Source code of charts

-- Start --

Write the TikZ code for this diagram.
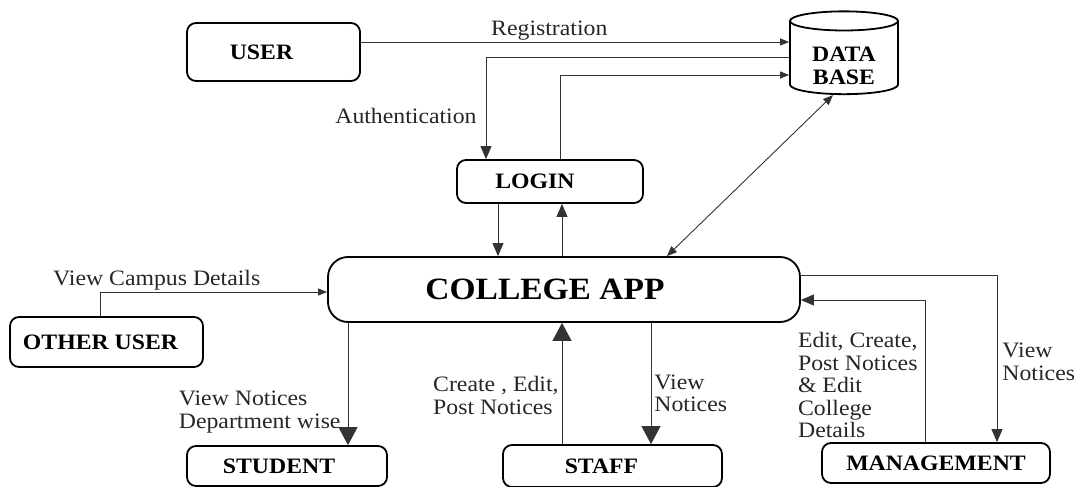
\documentclass[tikz,border=0pt]{standalone}
\usepackage{fontspec}
\setmainfont{Liberation Serif}[FakeStretch=1.08]
\usetikzlibrary{arrows.meta,shapes.geometric}
\newcommand\lftshift[2]{#2\hspace*{#1}}
\begin{document}
\begin{tikzpicture}[x=1pt,y=-1pt,
  box/.style={draw, line width=1.8pt, rounded corners=9pt, font=\fontsize{22}{24}\selectfont\bfseries, inner sep=0pt},
  lab/.style={font=\fontsize{22}{22.5}\selectfont, align=left, inner sep=1pt, text=black!85},
  con/.style={draw=black!80, line width=0.9pt},
  sa/.style={con, -{Triangle[length=9pt,width=7pt]}},
  sab/.style={con, {Triangle[length=10pt,width=8pt]}-{Triangle[length=10pt,width=8pt]}},
  ma/.style={con, -{Triangle[length=13pt,width=11pt]}},
  ba/.style={con, -{Triangle[length=18pt,width=19pt]}},
]
\useasboundingbox[fill=white] (0,0) rectangle (1077,487);

% nodes
\node[box, minimum width=173pt, minimum height=58pt] (user) at (273.5,52) {\lftshift{24pt}{USER}};
\node[draw, line width=1.8pt, cylinder, shape border rotate=90, aspect=0.3,
      minimum width=108pt, minimum height=82pt, align=center, inner sep=0pt,
      font=\fontsize{22}{23}\selectfont\bfseries] (db) at (844,58) {\rule{0pt}{30pt}DATA\\BASE};
\node[box, minimum width=186pt, minimum height=43pt] (login) at (550,181.5) {\lftshift{30pt}{LOGIN}};
\node[box, rounded corners=20pt, minimum width=472pt, minimum height=65pt,
      font=\fontsize{31}{34}\selectfont\bfseries] (app) at (564,289.5) {\lftshift{38pt}{COLLEGE APP}};
\node[box, minimum width=193pt, minimum height=50pt] (other) at (106.5,342) {\lftshift{12pt}{OTHER USER}};
\node[box, minimum width=200pt, minimum height=40pt] (student) at (287,466) {\lftshift{16pt}{STUDENT}};
\node[box, minimum width=219pt, minimum height=42pt] (staff) at (612.5,466) {\lftshift{22pt}{STAFF}};
\node[box, minimum width=228pt, minimum height=40pt] (mgmt) at (936,463) {MANAGEMENT};

% connectors
\draw[sa] ([yshift=10pt]user.east) -- ([yshift=10pt]user.east -| db.west)
  node[lab, above, pos=0.44] {Registration};
\draw[ma] ([yshift=1pt]db.west) -| ([xshift=-64pt]login.north)
  node[lab, left=8pt, pos=0.79] {Authentication};
\draw[sa] ([xshift=10pt]login.north) |- ([yshift=-17pt]db.west);
\draw[sab] ([xshift=103pt]app.north) -- ([xshift=-11pt]db.south);

\draw[ma] ([xshift=-52pt]login.south) -- ([xshift=-52pt]login.south |- app.north);
\draw[ma] ([xshift=12pt]login.south |- app.north) -- ([xshift=12pt]login.south);

\draw[sa] ([xshift=-6.5pt]other.north) |- ([yshift=-2.5pt]app.west)
  node[lab, above, pos=0.625] {View Campus Details};

\draw[ba] ([xshift=61pt]student.north |- app.south) -- ([xshift=61pt]student.north)
  node[lab, left=6pt, pos=0.73] {View Notices\\Department wise};

\draw[ba] ([xshift=-50.5pt]staff.north) -- ([xshift=-50.5pt]staff.north |- app.south)
  node[lab, left=2pt, pos=0.4] {Create , Edit,\\Post Notices};
\draw[ba] ([xshift=38.5pt]staff.north |- app.south) -- ([xshift=38.5pt]staff.north)
  node[lab, right=2pt, pos=0.58] {View\\Notices};

\draw[ma] ([yshift=14.5pt]app.east) -| ([xshift=61pt]mgmt.north)
  node[lab, right=4pt, pos=0.76] {View\\Notices};
\draw[ma] ([xshift=-11pt]mgmt.north) |- ([yshift=-10.5pt]app.east)
  node[lab, left=6pt, pos=0.2] {Edit, Create,\\Post Notices\\\& Edit\\College\\Details};
\end{tikzpicture}
\end{document}
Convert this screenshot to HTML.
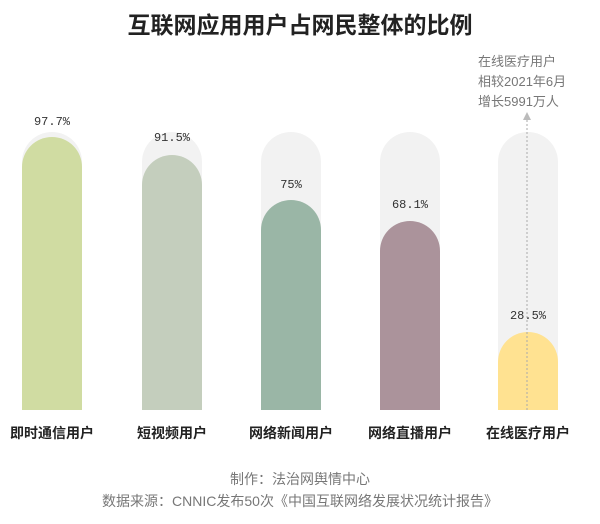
<!DOCTYPE html>
<html><head><meta charset="utf-8"><style>
body{margin:0;width:600px;height:524px;background:#fff;font-family:"Liberation Sans","Noto Sans CJK SC",sans-serif;position:relative;overflow:hidden}
.t{position:absolute;white-space:nowrap}
.bg{position:absolute;top:132px;height:278px;width:60px;background:#f2f2f2;border-radius:30px 30px 0 0}
.b{position:absolute;width:60px;border-radius:30px 30px 0 0;bottom:114px}
.v{position:absolute;width:60px;text-align:center;font-size:12px;color:#333;font-family:"Liberation Mono","Noto Sans CJK SC",monospace}
.c{position:absolute;top:423px;width:120px;text-align:center;font-size:14px;font-weight:bold;color:#222}
</style></head><body>
<div class="t" style="left:0;width:600px;text-align:center;top:6px;font-size:23px;font-weight:bold;color:#222">互联网应用用户占网民整体的比例</div>

<div class="bg" style="left:22px"></div><div class="b" style="left:22px;top:137px;background:#d0dca2"></div>
<div class="bg" style="left:142px"></div><div class="b" style="left:142px;top:155px;background:#c4cebd"></div>
<div class="bg" style="left:261px"></div><div class="b" style="left:261px;top:200px;background:#9ab6a6"></div>
<div class="bg" style="left:380px"></div><div class="b" style="left:380px;top:221px;background:#ab939b"></div>
<div class="bg" style="left:498px"></div><div class="b" style="left:498px;top:332px;background:#ffe291"></div>

<div class="v" style="left:22px;top:115px">97.7%</div>
<div class="v" style="left:142px;top:131px">91.5%</div>
<div class="v" style="left:261px;top:178px">75%</div>
<div class="v" style="left:380px;top:198px">68.1%</div>
<div class="v" style="left:498px;top:309px">28.5%</div>

<svg style="position:absolute;left:0;top:0" width="600" height="524">
<line x1="527" y1="410" x2="527" y2="118" stroke="#aaa" stroke-width="1" stroke-dasharray="2,2"/>
<polygon points="523,120 531,120 527,112" fill="#bbb"/>
</svg>
<div class="t" style="left:478px;top:52px;font-size:13px;color:#777;line-height:20px">在线医疗用户<br>相较2021年6月<br>增长5991万人</div>

<div class="c" style="left:-8px">即时通信用户</div>
<div class="c" style="left:112px">短视频用户</div>
<div class="c" style="left:231px">网络新闻用户</div>
<div class="c" style="left:350px">网络直播用户</div>
<div class="c" style="left:468px">在线医疗用户</div>

<div class="t" style="left:0;width:600px;text-align:center;top:469px;font-size:14px;color:#777">制作：法治网舆情中心</div>
<div class="t" style="left:0;width:600px;text-align:center;top:491px;font-size:14px;color:#777">数据来源：CNNIC发布50次《中国互联网络发展状况统计报告》</div>
</body></html>
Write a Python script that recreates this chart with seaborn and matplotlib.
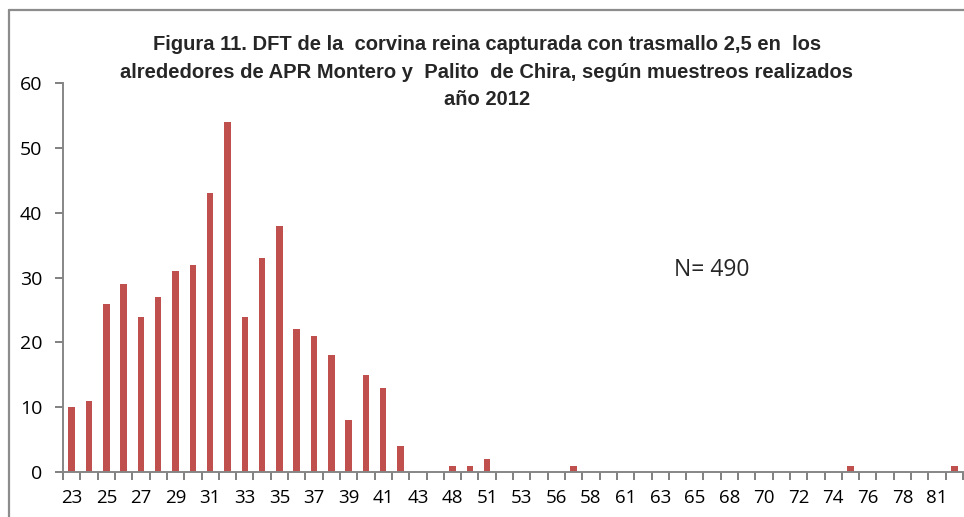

-- End --

### WRITTEN REQUEST:
Wherever "this" shows up in a line, copy that line.

### OUTPUT:
Write the TikZ code for this diagram.
Convert this screenshot to HTML.
Write a Python script that recreates this chart with seaborn and matplotlib.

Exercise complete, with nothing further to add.